18 Juli 2022

opini musri nauli : Punai

 


Ketika seloko “Awak nak harap meraup.  Sejumputpun Idak dak dapat” kemudian disandingkan dengan “Mengharapkan punai di udara. Telur di tanganpun dilepaskan”, maka ditemukan kata “punai”. 


Menurut kamus besar Bahasa Indonesia, kata “punai” diartikan burung yang bulu kepala dan lehernya berwarna biru keabu-abuan, punggung dan sayap bagian atas berwarna cokelat tua kemerah-merahan, sedangkan bagian sayap yang lain berwarna hitam. 

Menurut data berbagai sumber, Punai  sering disebut Green Pigeon adalah genus burung berukuran sedang hingga besar yang tergolong famili Columbidae dan bersaudara dekat dengan merpati. Punai termasuk burung arboreal yang beraktivitas di atas pohon, memamakan buah-buahan


Sebagai burung yang terbang, maka seloko “mengharapkan burung” di udara” diartikan sebagai berharap dapat besar. Namun rejeki yang telah ada di genggaman justru Malah dilepaskan. Sehingga seloko ““Mengharapkan punai di udara. Telur di tanganpun dilepaskan” juga dapat diartikan sebagai “berharap besar” namun yang ada saja Malah dilepaskan. 


“Awak nak harap meraup.  Sejumputpun Idak dak dapat” kemudian disandingkan dengan “Mengharapkan punai di udara. Telur di tanganpun dilepaskan” dapat diartikan sebagai “orang yang berharap rejeki besar” namun seringkali mengabaikan rejeki-rejeki kecil yang telah menjadi haknya (didalam genggaman). 

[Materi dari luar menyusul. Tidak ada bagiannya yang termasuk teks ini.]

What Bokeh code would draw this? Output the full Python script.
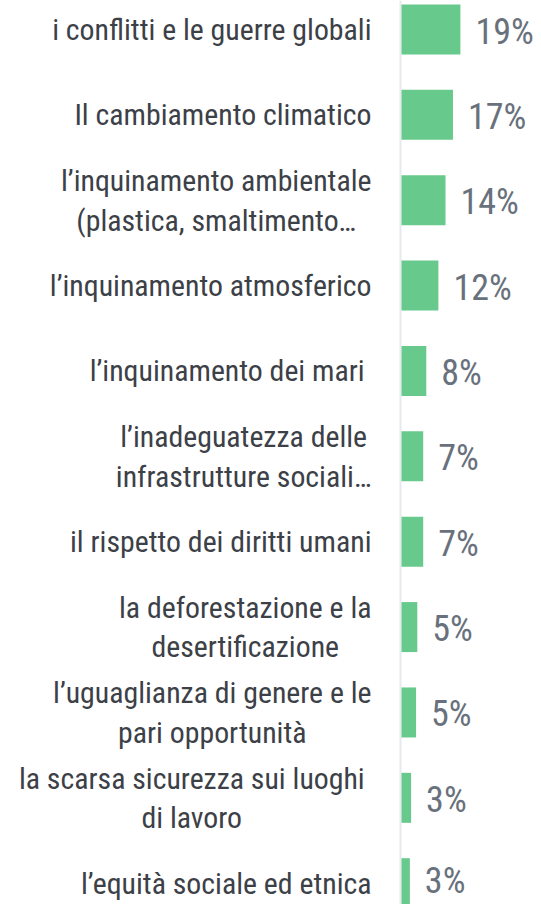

Seloko ini sekaligus melambangkan “nasehat” sekaligus “ajaran” dari orang tua agar tidak boleh serakah didalam hidupnya. 


Apa yang menjadi haknya, maka bersyukurlah. Agar hidupmu tidak sia-sia. 


Begitu agung pelajaran, nasehat yang diberikan oleh leluhur masyarakat Melayu Jambi. Sehingga tidak dibenarkan hidup ini dinikmati dengan cara serakah.